→ SET EXERCISE
Starting with the first line of the listing, quote each line exactly until and including the one with "import pandas as pd", leaving pictures out.

→ EXTRACTED DATA
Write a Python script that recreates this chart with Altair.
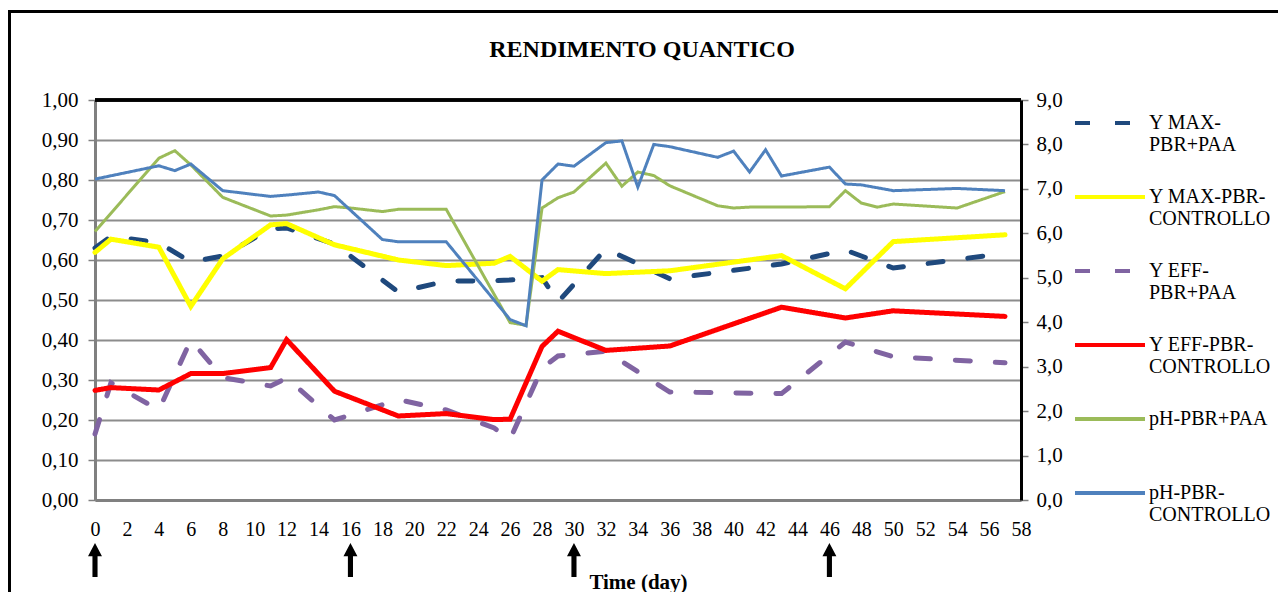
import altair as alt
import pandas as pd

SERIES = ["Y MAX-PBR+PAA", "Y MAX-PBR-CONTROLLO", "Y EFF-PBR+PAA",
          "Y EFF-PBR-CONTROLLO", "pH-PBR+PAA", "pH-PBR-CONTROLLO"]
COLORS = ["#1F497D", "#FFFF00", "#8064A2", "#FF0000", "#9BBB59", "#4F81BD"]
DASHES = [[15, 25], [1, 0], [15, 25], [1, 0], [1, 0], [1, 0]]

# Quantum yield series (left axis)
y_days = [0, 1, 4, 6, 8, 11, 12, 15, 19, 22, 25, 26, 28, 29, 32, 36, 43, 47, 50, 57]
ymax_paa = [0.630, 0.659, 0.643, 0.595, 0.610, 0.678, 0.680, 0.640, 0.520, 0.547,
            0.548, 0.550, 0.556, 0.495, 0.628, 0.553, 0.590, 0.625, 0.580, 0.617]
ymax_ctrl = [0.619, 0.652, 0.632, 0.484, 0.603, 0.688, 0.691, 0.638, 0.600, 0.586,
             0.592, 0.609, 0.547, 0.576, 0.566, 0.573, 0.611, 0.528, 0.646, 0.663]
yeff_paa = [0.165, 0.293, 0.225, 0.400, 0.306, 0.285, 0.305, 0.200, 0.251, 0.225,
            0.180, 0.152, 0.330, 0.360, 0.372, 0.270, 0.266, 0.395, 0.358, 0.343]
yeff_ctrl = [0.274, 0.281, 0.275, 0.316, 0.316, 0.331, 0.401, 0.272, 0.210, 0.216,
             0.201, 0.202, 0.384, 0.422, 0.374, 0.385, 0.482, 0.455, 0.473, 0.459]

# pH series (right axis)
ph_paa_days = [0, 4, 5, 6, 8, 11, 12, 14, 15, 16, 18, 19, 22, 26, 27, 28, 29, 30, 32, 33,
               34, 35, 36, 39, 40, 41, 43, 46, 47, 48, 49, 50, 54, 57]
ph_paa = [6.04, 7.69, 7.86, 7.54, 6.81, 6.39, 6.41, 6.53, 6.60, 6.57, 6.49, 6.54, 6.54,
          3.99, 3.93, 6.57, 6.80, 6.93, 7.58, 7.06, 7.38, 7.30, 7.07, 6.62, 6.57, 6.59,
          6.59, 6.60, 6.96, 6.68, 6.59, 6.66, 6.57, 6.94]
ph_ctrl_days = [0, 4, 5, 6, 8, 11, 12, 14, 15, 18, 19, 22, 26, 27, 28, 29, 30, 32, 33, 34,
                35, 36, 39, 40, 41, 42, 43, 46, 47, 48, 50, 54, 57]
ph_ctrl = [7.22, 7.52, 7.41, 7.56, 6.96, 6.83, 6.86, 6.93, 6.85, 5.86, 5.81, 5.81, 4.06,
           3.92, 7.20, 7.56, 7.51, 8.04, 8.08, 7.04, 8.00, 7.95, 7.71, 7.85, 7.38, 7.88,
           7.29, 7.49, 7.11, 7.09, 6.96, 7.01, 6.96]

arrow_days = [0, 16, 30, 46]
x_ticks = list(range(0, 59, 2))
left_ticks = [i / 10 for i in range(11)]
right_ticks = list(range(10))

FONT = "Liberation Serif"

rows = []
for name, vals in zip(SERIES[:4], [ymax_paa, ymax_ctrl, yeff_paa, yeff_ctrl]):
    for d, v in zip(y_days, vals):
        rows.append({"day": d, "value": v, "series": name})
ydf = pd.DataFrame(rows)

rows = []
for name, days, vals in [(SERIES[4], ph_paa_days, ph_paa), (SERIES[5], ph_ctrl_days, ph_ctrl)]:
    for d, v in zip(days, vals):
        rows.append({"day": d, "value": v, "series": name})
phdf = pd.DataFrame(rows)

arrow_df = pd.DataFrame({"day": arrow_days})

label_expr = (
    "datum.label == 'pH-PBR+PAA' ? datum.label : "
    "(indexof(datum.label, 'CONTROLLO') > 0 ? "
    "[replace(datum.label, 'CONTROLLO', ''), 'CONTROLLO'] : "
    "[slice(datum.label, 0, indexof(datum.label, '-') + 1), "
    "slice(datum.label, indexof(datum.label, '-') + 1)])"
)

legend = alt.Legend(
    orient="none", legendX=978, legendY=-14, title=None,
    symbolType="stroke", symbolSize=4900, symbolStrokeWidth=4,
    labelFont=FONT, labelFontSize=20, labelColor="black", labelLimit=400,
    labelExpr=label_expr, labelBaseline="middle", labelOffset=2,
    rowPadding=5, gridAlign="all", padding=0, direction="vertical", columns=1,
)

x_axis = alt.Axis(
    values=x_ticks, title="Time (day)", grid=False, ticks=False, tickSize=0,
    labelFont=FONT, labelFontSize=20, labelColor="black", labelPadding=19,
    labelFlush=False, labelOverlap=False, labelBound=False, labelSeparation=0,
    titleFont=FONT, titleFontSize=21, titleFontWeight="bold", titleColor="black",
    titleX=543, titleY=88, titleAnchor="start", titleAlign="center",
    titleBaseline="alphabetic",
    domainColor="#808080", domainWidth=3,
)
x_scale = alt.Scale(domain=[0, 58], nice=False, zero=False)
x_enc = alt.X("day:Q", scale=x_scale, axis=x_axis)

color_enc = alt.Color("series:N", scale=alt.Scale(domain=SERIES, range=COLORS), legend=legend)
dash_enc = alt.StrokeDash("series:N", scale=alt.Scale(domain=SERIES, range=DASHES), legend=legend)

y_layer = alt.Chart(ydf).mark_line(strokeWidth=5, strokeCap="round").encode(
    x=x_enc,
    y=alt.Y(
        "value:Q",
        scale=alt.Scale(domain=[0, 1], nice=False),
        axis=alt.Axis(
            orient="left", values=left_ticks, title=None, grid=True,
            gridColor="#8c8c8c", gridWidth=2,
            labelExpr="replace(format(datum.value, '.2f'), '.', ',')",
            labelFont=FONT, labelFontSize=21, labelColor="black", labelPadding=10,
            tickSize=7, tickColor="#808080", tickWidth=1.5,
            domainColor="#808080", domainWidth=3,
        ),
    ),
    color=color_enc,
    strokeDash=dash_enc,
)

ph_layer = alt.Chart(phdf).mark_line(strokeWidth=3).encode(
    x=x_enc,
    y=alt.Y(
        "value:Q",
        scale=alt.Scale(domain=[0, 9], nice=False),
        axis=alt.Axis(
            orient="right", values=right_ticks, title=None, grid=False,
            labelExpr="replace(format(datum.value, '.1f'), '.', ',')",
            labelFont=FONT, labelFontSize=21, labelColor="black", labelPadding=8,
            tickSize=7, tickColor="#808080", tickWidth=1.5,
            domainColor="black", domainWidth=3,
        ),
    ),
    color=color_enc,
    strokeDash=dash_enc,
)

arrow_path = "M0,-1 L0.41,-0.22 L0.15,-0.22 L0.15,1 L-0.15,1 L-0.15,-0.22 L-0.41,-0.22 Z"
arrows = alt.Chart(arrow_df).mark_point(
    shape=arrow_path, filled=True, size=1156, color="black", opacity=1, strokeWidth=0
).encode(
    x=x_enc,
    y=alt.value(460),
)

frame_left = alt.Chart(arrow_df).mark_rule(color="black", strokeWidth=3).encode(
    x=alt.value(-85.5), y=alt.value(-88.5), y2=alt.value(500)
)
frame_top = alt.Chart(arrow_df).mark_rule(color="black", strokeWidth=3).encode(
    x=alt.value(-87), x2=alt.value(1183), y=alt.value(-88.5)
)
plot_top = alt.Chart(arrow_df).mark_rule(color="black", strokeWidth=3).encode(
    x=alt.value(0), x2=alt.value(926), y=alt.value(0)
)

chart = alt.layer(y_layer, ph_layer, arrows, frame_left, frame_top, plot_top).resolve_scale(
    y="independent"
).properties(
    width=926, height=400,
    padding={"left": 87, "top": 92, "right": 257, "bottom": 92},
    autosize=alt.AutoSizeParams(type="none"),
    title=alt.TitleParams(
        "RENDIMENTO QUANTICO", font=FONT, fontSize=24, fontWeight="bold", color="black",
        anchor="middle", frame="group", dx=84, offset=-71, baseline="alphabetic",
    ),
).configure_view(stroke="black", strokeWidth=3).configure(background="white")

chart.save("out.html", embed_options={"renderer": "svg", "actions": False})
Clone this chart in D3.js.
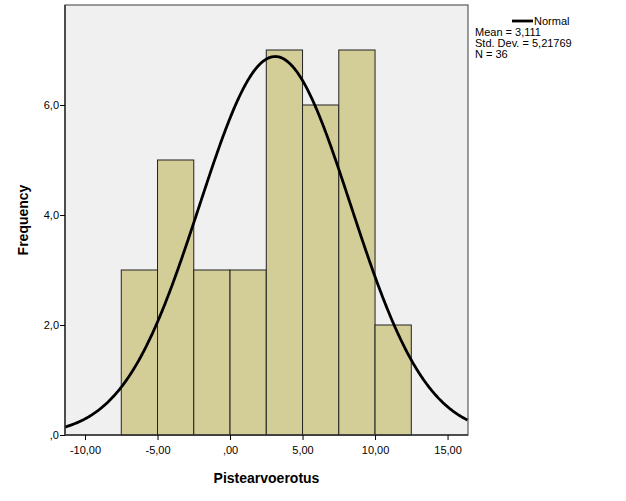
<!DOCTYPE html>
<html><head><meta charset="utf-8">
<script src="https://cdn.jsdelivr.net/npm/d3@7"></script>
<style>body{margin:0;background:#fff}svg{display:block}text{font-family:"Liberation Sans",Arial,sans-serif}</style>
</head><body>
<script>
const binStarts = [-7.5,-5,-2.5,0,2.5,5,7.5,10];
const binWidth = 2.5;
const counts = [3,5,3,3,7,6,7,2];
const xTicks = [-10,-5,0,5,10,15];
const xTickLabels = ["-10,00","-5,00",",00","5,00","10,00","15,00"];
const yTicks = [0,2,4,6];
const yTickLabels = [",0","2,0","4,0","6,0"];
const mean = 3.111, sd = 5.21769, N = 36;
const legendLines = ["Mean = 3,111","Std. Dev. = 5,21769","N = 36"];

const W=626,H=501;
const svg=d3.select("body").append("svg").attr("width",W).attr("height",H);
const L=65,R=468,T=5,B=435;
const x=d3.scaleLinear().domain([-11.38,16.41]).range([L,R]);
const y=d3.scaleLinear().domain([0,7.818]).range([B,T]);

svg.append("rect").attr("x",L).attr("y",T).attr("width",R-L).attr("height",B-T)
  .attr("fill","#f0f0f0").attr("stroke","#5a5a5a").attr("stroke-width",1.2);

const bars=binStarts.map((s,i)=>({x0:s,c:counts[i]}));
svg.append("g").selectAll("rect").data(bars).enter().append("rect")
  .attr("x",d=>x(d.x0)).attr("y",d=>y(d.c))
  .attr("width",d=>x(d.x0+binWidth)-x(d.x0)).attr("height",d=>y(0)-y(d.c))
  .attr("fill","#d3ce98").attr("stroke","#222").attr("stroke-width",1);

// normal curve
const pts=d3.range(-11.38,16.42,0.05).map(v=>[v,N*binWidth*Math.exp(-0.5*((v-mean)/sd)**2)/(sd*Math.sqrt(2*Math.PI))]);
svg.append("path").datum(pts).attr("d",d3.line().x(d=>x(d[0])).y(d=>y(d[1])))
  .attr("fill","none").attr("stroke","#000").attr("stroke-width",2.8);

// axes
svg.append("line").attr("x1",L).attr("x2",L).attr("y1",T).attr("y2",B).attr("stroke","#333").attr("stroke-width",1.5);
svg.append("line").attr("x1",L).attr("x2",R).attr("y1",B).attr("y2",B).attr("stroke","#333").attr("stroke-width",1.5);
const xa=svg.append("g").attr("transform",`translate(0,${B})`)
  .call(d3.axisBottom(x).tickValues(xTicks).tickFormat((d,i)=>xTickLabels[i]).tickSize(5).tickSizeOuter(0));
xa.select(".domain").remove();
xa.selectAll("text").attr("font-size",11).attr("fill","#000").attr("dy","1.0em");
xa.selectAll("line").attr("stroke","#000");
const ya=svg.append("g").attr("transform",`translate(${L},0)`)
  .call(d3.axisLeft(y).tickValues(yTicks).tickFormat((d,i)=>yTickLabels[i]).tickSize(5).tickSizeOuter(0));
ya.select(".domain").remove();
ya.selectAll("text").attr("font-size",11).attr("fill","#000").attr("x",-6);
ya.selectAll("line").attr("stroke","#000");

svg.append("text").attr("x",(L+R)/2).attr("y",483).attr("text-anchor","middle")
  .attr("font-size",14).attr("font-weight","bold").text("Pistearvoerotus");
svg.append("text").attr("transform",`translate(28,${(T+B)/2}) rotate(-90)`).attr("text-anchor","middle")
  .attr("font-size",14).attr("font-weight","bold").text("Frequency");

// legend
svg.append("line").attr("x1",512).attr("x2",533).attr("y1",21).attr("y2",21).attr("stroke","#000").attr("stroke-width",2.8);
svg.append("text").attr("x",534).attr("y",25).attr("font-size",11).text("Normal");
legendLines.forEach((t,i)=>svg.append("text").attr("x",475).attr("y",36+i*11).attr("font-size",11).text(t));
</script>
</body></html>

→ TASK RESPONSE
Write a Python script that recreates this chart with Altair.
import altair as alt
import pandas as pd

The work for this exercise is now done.